The roast duck-magician herself, Annie Smithers. Photo - Robin Powell
Roast duck seems to be the dish that I hear the most stories about. They’re often funny, but always feature the dreaded tough duck.
I feel the problem comes from the fact that we are familiar with lovely rare roasted duck breast and slow braised or confited duck legs. It’s the mystery
of how to get the whole bird delicious that flummoxes people.
Perhaps think of it like this. A good-sized duck takes a couple of hours to roast. A quarter of the way into the two hours, the breasts are cooked beautifully
pink but the legs are tough and still partly raw. Halfway into the cooking process the breasts are starting to become seemingly overcooked, but the
legs are still tough. Three-quarters of the way and the skin is starting to look delicious, the legs are starting to soften up but the breast meat
looks dry. This is when most people have a bit of a panic and take it out, thinking it looks nice, and end up serving a tough, dry bird. But, if you
have patience and faith, that last half-hour of cooking time is where the magic happens. The skin is crisp and golden, the legs are tender and delicious
and the breast meat is rich, succulent and soft.
This is an edited extract from Annie’s Farmhouse Kitchen: seasonal menus with a French heart, by Annie Smithers, with illustrations by Robin Cowcher, published
by Hardie Grant.
Roast duck, Brussels spouts and parsnips
Invite friends round for a taste of French farmhouse cooking.
This recipe is from one of Annie’s four winter menus. The duck comes between double-baked truffle and gruyere soufflés and Paris Brest, a wonderful choux
pastry ring filled with pastry cream, praline and whipped cream. The dessert was invented in 1910, Annie writes, to celebrate the cyclists in the Paris-Brest-Paris
race, “when men used cake for stamina, not silly energy drinks!”
Annie serves the duck with parsnip puree, roasted parsnip, blanched Brussels sprouts and a rich sauce.
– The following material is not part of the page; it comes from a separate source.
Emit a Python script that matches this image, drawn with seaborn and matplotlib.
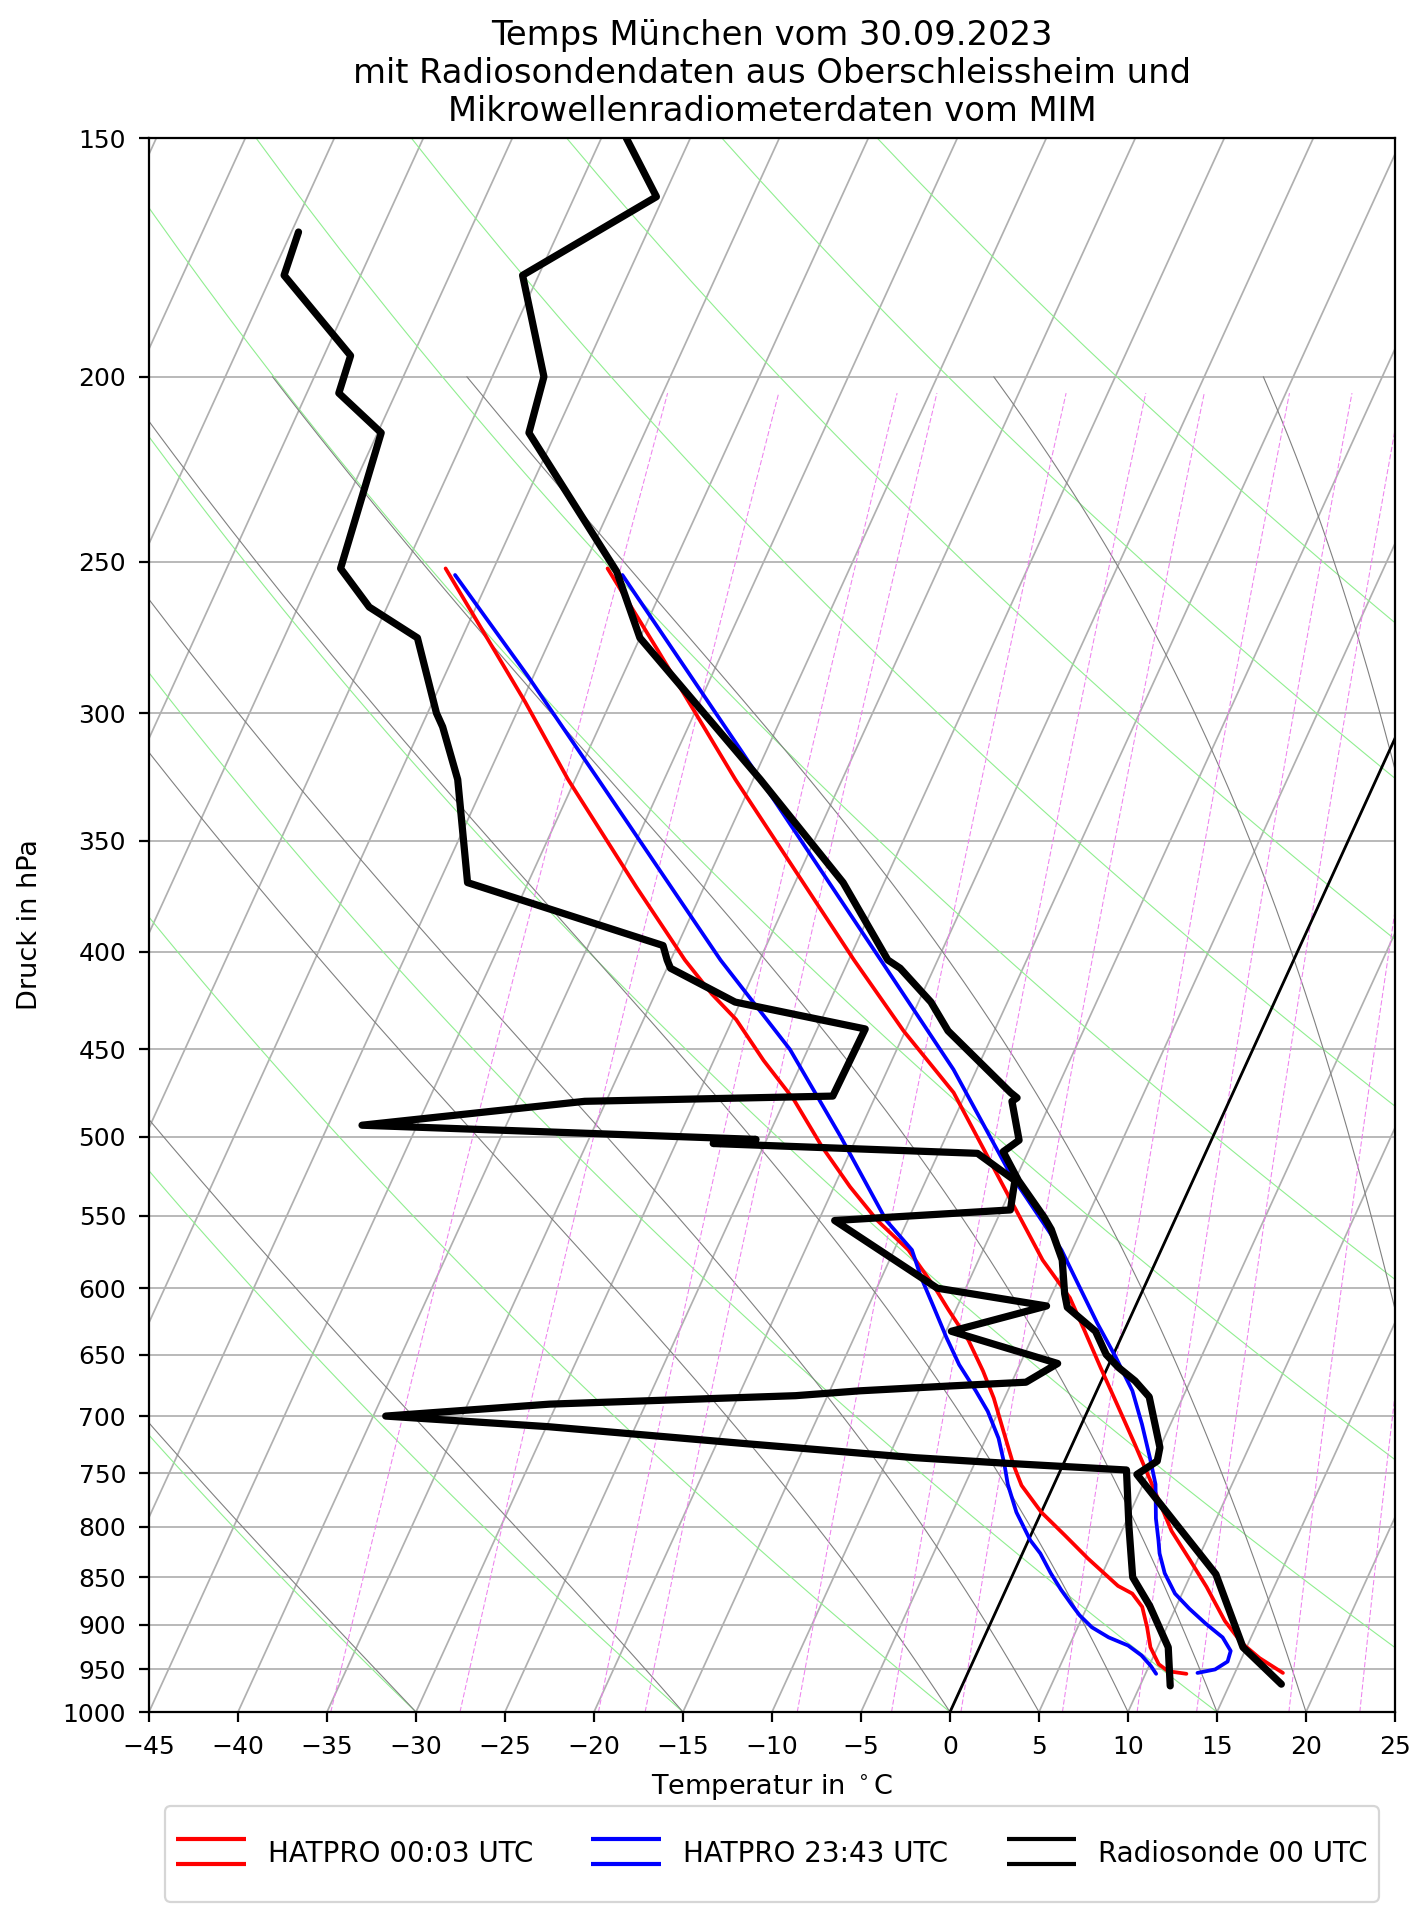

Find the full recipes, a timeline for making the
menu, and plenty of tips in Annie’s Farmhouse Kitchen: seasonal menus with a French heart, by Annie Smithers, with illustrations by Robin Crowther,
published by Hardie Grant.
What you need:
3 carrots cut into small cubes
3 onions, cut into small cubes
3 celery stalks, cut into small dice
4 small ducks
8 thyme sprigs
salt flakes and freshly ground black pepper
What to do:
Preheat the oven to 220 C.
Scatter the vegetables over the base of a flameproof roasting tin large enough to accommodate all four ducks comfortably.
Scatter over the thyme sprigs and season well with salt and pepper.
Add a little water to the roasting tin so that the fat doesn’t burn while the ducks are cooking.
Roast for an hour, basting every 15 minutes or so.
After an hour, turn the oven down to 160 C and roast the ducks until tender (when you push at the leg meat it should be soft and yielding) - this will
take the best part of another hour. Start checking after about 40 minutes.
Remove the duck from the oven, and carve the meat from the bones.